1926 film by Christy Cabanne

Monte Carlo is a 1926 American silent romantic comedy film directed by Christy Cabanne and starring Lew Cody. It was produced by and distributed through Metro-Goldwyn-Mayer.

==Plot==
As described in a film magazine review, three young small town women, Flossie, Hope, and Sally, the last a pretty school teacher; win a popularity contest and a trip to Monte Carlo. Arriving there, Sally accidentally becomes acquainted with Tony Townsend of New York when he hides from pursuing detectives in her hotel room. Tony has had bad luck financially, and to escape his creditors he assumes the identity of Prince Boris. Tony declares his love for Sally, is jailed as an imposter, but is then released through the intervention of the real Prince Boris.

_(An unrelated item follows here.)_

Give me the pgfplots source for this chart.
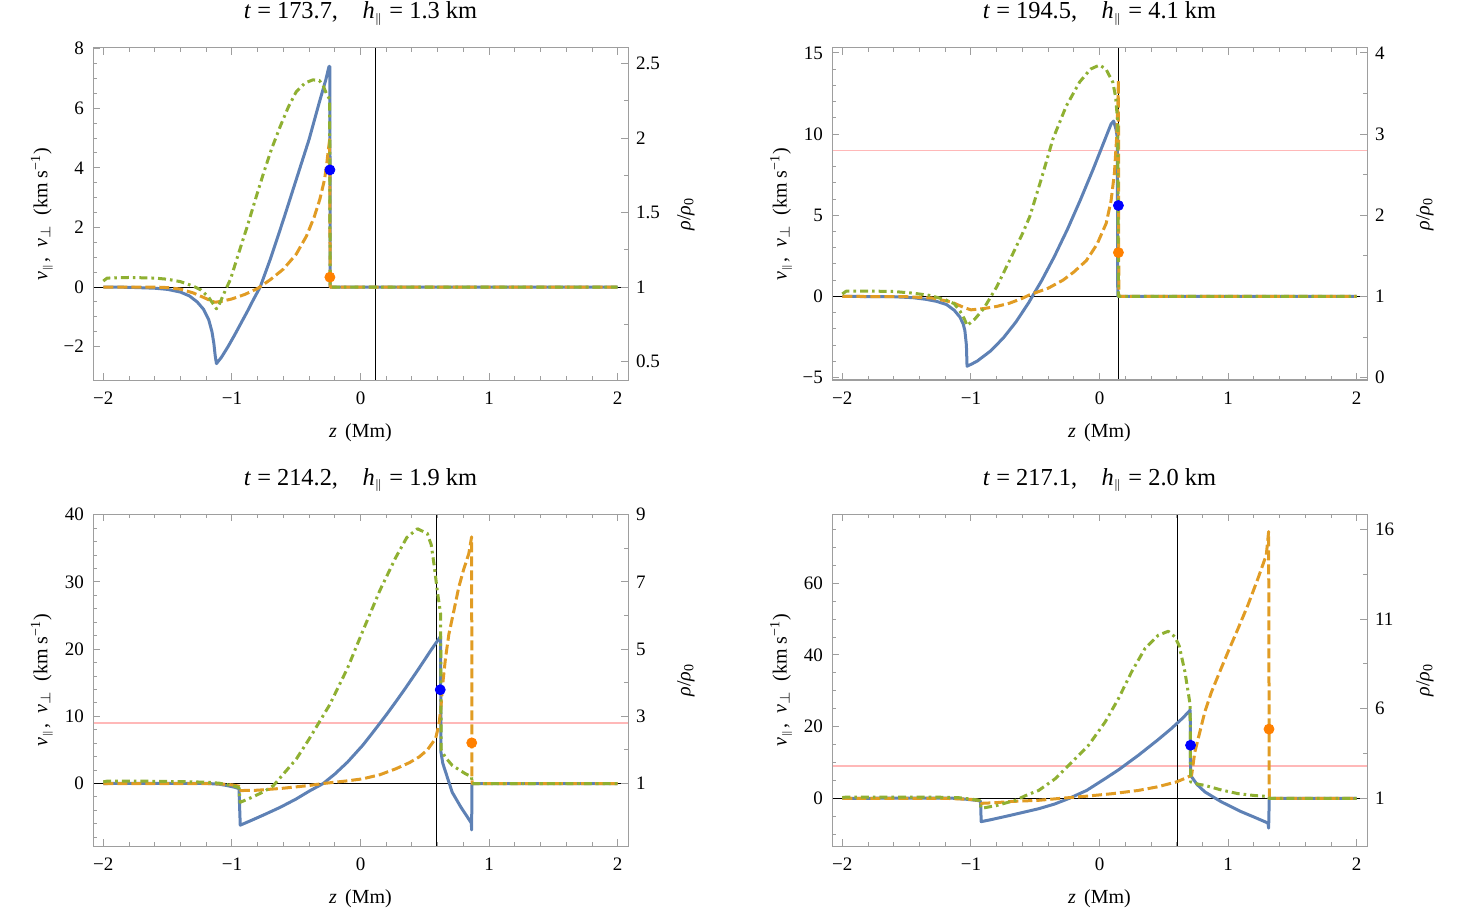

Tony leaves for home accompanied by Sally.

==Cast==
- Lew Cody as Tony Townsend
- Gertrude Olmstead as Sally Roxford
- Roy D'Arcy as Prince Boris
- Karl Dane as The Doorman
- ZaSu Pitts as Hope Durant
- Trixie Friganza as Flossie Payne
- Margaret Campbell as Grand Duchess Marie
- André Lanoy as Ludvig
- Max Barwyn as Sarleff
- Barbara Shears as Princess Ilene
- Harry Myers as Greves
- Cesare Gravina as Count Davigny
- Tony D'Algy as Varo
- Arthur Hoyt as Bancroft
- Margie Angus as Second Page at Fashion Show (uncredited)
- Mary Angus as Page at Fashion Show (uncredited)

==Production==
Portions of the film were in two-strip Technicolor including a fashion show.

==Preservation==
A print of Monte Carlo is preserved in the Metro-Goldwyn-Mayer film library.